◆ **WHAT YOU HAVE TO DO**
Select the lines below containing the word "this".

◆ **SUPPLIED DATA**
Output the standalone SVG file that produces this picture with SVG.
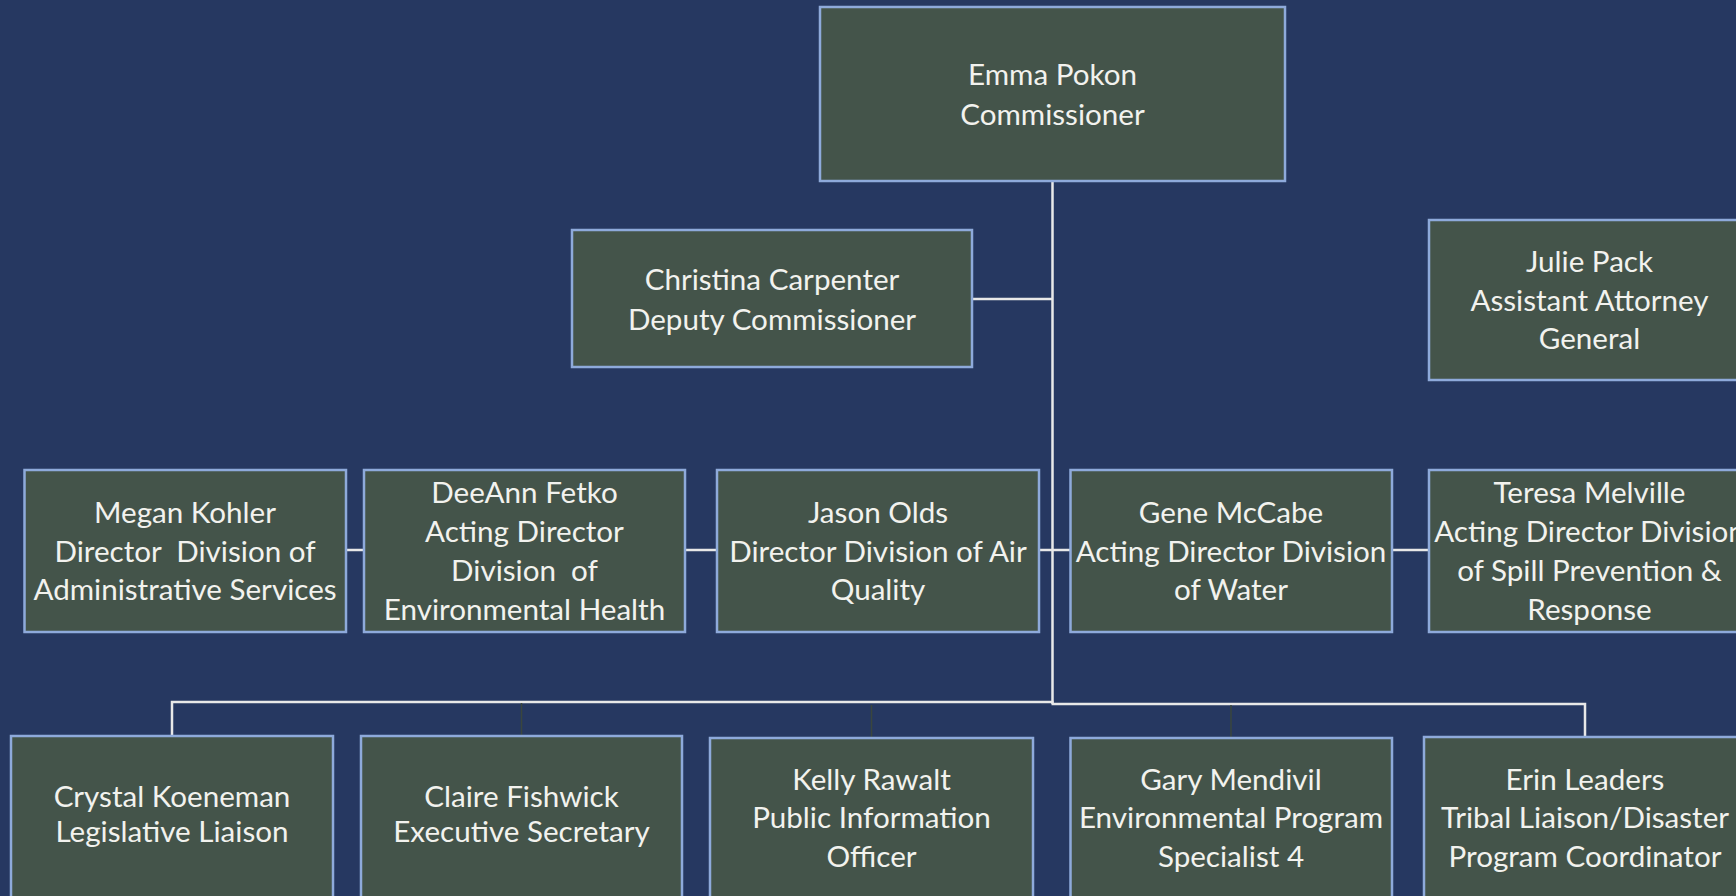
<svg xmlns="http://www.w3.org/2000/svg" width="1736" height="896" viewBox="0 0 1736 896">
<style>
.box{fill:#44544A;stroke:#8EAADB;stroke-width:2.5}
.t{font-family:Lato,"Open Sans","Liberation Sans",sans-serif;font-size:29.6px;fill:#F2F2EE;text-anchor:middle;white-space:pre}
.c{stroke:#E8E8E8;stroke-width:2.5;fill:none}
.tick{stroke:#3A463E;stroke-width:1.5;fill:none}
</style>
<rect width="1736" height="896" fill="#263861"/>
<g id="connectors">
<path class="c" d="M1052.5 181V704"/>
<path class="c" d="M972 299H1052.5"/>
<path class="c" d="M346 550H364M685 550H717M1039 550H1070.5M1392 550H1429"/>
<path class="c" d="M172 736V702H1053.5"/>
<path class="c" d="M1051.5 704H1585V737"/>
<path class="tick" d="M521.5 703V736M871.5 705V738M1231 705V738"/>
</g>
<g id="emma"><rect class="box" x="820" y="7" width="465" height="174"/>
<text class="t" x="1052.5" y="85">Emma Pokon</text><text class="t" x="1052.5" y="125">Commissioner</text></g>
<g id="christina"><rect class="box" x="572" y="230" width="400" height="137"/>
<text class="t" x="772" y="290">Christina Carpenter</text><text class="t" x="772" y="330">Deputy Commissioner</text></g>
<g id="julie"><rect class="box" x="1429" y="220" width="321" height="160"/>
<text class="t" x="1589.5" y="272">Julie Pack</text><text class="t" x="1589.5" y="311">Assistant Attorney</text><text class="t" x="1589.5" y="349">General</text></g>
<g id="megan"><rect class="box" x="24.5" y="470" width="321.5" height="162"/>
<text class="t" x="185" y="523">Megan Kohler</text><text class="t" x="185" y="562">Director  Division of</text><text class="t" x="185" y="600">Administrative Services</text></g>
<g id="deeann"><rect class="box" x="364" y="470" width="321" height="162"/>
<text class="t" x="524.5" y="503">DeeAnn Fetko</text><text class="t" x="524.5" y="542">Acting Director</text><text class="t" x="524.5" y="581">Division  of</text><text class="t" x="524.5" y="620">Environmental Health</text></g>
<g id="jason"><rect class="box" x="717" y="470" width="322" height="162"/>
<text class="t" x="878" y="523">Jason Olds</text><text class="t" x="878" y="562">Director Division of Air</text><text class="t" x="878" y="600">Quality</text></g>
<g id="gene"><rect class="box" x="1070.5" y="470" width="321.5" height="162"/>
<text class="t" x="1231" y="523">Gene McCabe</text><text class="t" x="1231" y="562">Acting Director Division</text><text class="t" x="1231" y="600">of Water</text></g>
<g id="teresa"><rect class="box" x="1429" y="470" width="321" height="162"/>
<text class="t" x="1589.5" y="503">Teresa Melville</text><text class="t" x="1589.5" y="542">Acting Director Division</text><text class="t" x="1589.5" y="581">of Spill Prevention &amp;</text><text class="t" x="1589.5" y="620">Response</text></g>
<g id="crystal"><rect class="box" x="11" y="736" width="322" height="175"/>
<text class="t" x="172" y="807">Crystal Koeneman</text><text class="t" x="172" y="842">Legislative Liaison</text></g>
<g id="claire"><rect class="box" x="361" y="736" width="321" height="175"/>
<text class="t" x="521.5" y="807">Claire Fishwick</text><text class="t" x="521.5" y="842">Executive Secretary</text></g>
<g id="kelly"><rect class="box" x="710" y="738" width="323" height="175"/>
<text class="t" x="871.5" y="790">Kelly Rawalt</text><text class="t" x="871.5" y="828">Public Information</text><text class="t" x="871.5" y="867">Officer</text></g>
<g id="gary"><rect class="box" x="1070.5" y="738" width="321.5" height="175"/>
<text class="t" x="1231" y="790">Gary Mendivil</text><text class="t" x="1231" y="828">Environmental Program</text><text class="t" x="1231" y="867">Specialist 4</text></g>
<g id="erin"><rect class="box" x="1424" y="737" width="322" height="175"/>
<text class="t" x="1585" y="790">Erin Leaders</text><text class="t" x="1585" y="828">Tribal Liaison/Disaster</text><text class="t" x="1585" y="867">Program Coordinator</text></g>
</svg>
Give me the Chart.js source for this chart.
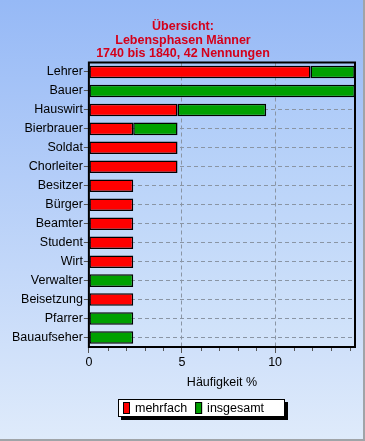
<!DOCTYPE html>
<html>
<head>
<meta charset="utf-8">
<script src="https://cdn.jsdelivr.net/npm/chart.js@4/dist/chart.umd.min.js"></script>
<style>
  html, body { margin: 0; padding: 0; }
  #wrap { width: 365px; height: 441px; }
</style>
</head>
<body>
<div id="wrap"><canvas id="myChart" width="365" height="441"></canvas></div>
<script>
// data (percent of 42 mentions)
let categories = ['Lehrer', 'Bauer', 'Hauswirt', 'Bierbrauer', 'Soldat', 'Chorleiter', 'Besitzer',
    'Bürger', 'Beamter', 'Student', 'Wirt', 'Verwalter', 'Beisetzung', 'Pfarrer', 'Bauaufseher'];
let mehrfach = [11.9, 0, 4.76, 2.38, 4.76, 4.76, 2.38, 2.38, 2.38, 2.38, 2.38, 0, 2.38, 0, 0];
let insgesamt = [2.38, 14.29, 4.76, 2.38, 0, 0, 0, 0, 0, 0, 0, 2.38, 0, 2.38, 2.38];
let seriesNames = ['mehrfach', 'insgesamt'];
let xTicks = [0, 5, 10];
let xMax = 14.29;

let fontFam = '"Liberation Sans", Arial, sans-serif';

// background + frames
let decor = {
    id: 'decor',
    beforeDraw: function(chart) {
        let c = chart.ctx;
        let g = c.createLinearGradient(0, 0, 0, chart.height);
        g.addColorStop(0, '#96b9f6');
        g.addColorStop(1, '#dfebfb');
        c.save();
        c.fillStyle = g;
        c.fillRect(0, 0, chart.width, chart.height);
        let a = chart.chartArea;
        let g2 = c.createLinearGradient(0, a.top, 0, a.bottom);
        g2.addColorStop(0, '#a9c8f8');
        g2.addColorStop(1, '#d3e4fa');
        c.fillStyle = g2;
        c.fillRect(a.left, a.top, a.right - a.left, a.bottom - a.top);
        c.restore();
    },
    afterDraw: function(chart) {
        let c = chart.ctx;
        let a = chart.chartArea;
        let x = chart.scales.x;
        c.save();
        // minor ticks
        c.strokeStyle = '#555';
        c.lineWidth = 1;
        for (let v = 1; v < xMax; v++) {
            if (xTicks.indexOf(v) >= 0) continue;
            let px = Math.round(x.getPixelForValue(v)) + 0.5;
            c.beginPath();
            c.moveTo(px, a.bottom);
            c.lineTo(px, a.bottom + 4);
            c.stroke();
        }
        // plot frame
        c.strokeStyle = '#000';
        c.lineWidth = 2;
        c.strokeRect(a.left, a.top, a.right - a.left, a.bottom - a.top);
        // outer frame
        c.strokeStyle = '#a0a4a8';
        c.lineWidth = 2;
        c.beginPath();
        c.moveTo(chart.width - 1, 0);
        c.lineTo(chart.width - 1, chart.height - 1);
        c.lineTo(0, chart.height - 1);
        c.stroke();
        // legend
        let colors = chart.data.datasets.map(d => d.backgroundColor);
        c.font = '12.5px ' + fontFam;
        let bx = 118, by = 399, bw = 167, bh = 18;
        c.fillStyle = '#000';
        c.fillRect(bx + 3, by + 3, bw, bh);
        c.fillStyle = '#fff';
        c.fillRect(bx, by, bw, bh);
        c.strokeStyle = '#000';
        c.lineWidth = 1;
        c.strokeRect(bx + 0.5, by + 0.5, bw - 1, bh - 1);
        let lx = bx + 5;
        c.textBaseline = 'middle';
        seriesNames.forEach(function(name, i) {
            c.fillStyle = colors[i];
            c.fillRect(lx, by + 3, 7, 12);
            c.strokeRect(lx + 0.5, by + 3.5, 6, 11);
            c.fillStyle = '#000';
            c.fillText(name, lx + 12, by + bh / 2 + 1);
            lx += 12 + c.measureText(name).width + 8;
        });
        c.restore();
    }
};

let ctx = document.getElementById('myChart').getContext('2d');
let chart = new Chart(ctx, {
    type: 'bar',
    data: {
        labels: categories,
        datasets: [{
            label: seriesNames[0],
            data: mehrfach,
            backgroundColor: '#ff0000',
            borderColor: '#000',
            borderWidth: 1.5,
            borderSkipped: false
        }, {
            label: seriesNames[1],
            data: insgesamt,
            backgroundColor: '#00a000',
            borderColor: '#000',
            borderWidth: 1.5,
            borderSkipped: false
        }]
    },
    options: {
        indexAxis: 'y',
        responsive: false,
        animation: false,
        events: [],
        layout: { padding: { left: 11, right: 10, top: 0, bottom: 51 } },
        datasets: { bar: { barPercentage: 0.66, categoryPercentage: 1 } },
        plugins: {
            legend: { display: false },
            tooltip: { enabled: false },
            title: {
                display: true,
                text: ['Übersicht:', 'Lebensphasen Männer', '1740 bis 1840, 42 Nennungen'],
                color: '#d4001a',
                font: { family: fontFam, size: 12.5, weight: 'bold', lineHeight: 1.08 },
                padding: { top: 20, bottom: 2 }
            }
        },
        scales: {
            x: {
                stacked: true,
                min: 0,
                max: xMax,
                afterBuildTicks: function(axis) {
                    axis.ticks = xTicks.map(v => ({ value: v }));
                },
                ticks: { color: '#000', font: { family: fontFam, size: 12.5 }, padding: 2 },
                grid: {
                    color: '#8a95a4',
                    tickBorderDash: [],
                    tickColor: '#555',
                    tickLength: 6
                },
                border: { display: false, dash: [4, 3] },
                title: {
                    display: true,
                    text: 'Häufigkeit %',
                    color: '#000',
                    font: { family: fontFam, size: 12.5 },
                    padding: { top: 3, bottom: 0 }
                }
            },
            y: {
                stacked: true,
                ticks: { color: '#000', font: { family: fontFam, size: 12.5 }, padding: 1, autoSkip: false },
                grid: {
                    offset: false,
                    color: '#8a95a4',
                    tickBorderDash: [],
                    tickColor: '#555',
                    tickLength: 5
                },
                border: { display: false, dash: [4, 3] }
            }
        }
    },
    plugins: [decor]
});
</script>
</body>
</html>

◆ **WRITTEN ANSWER**
Output the standalone SVG file that produces this picture with SVG.
Give me the Chart.js source for this chart.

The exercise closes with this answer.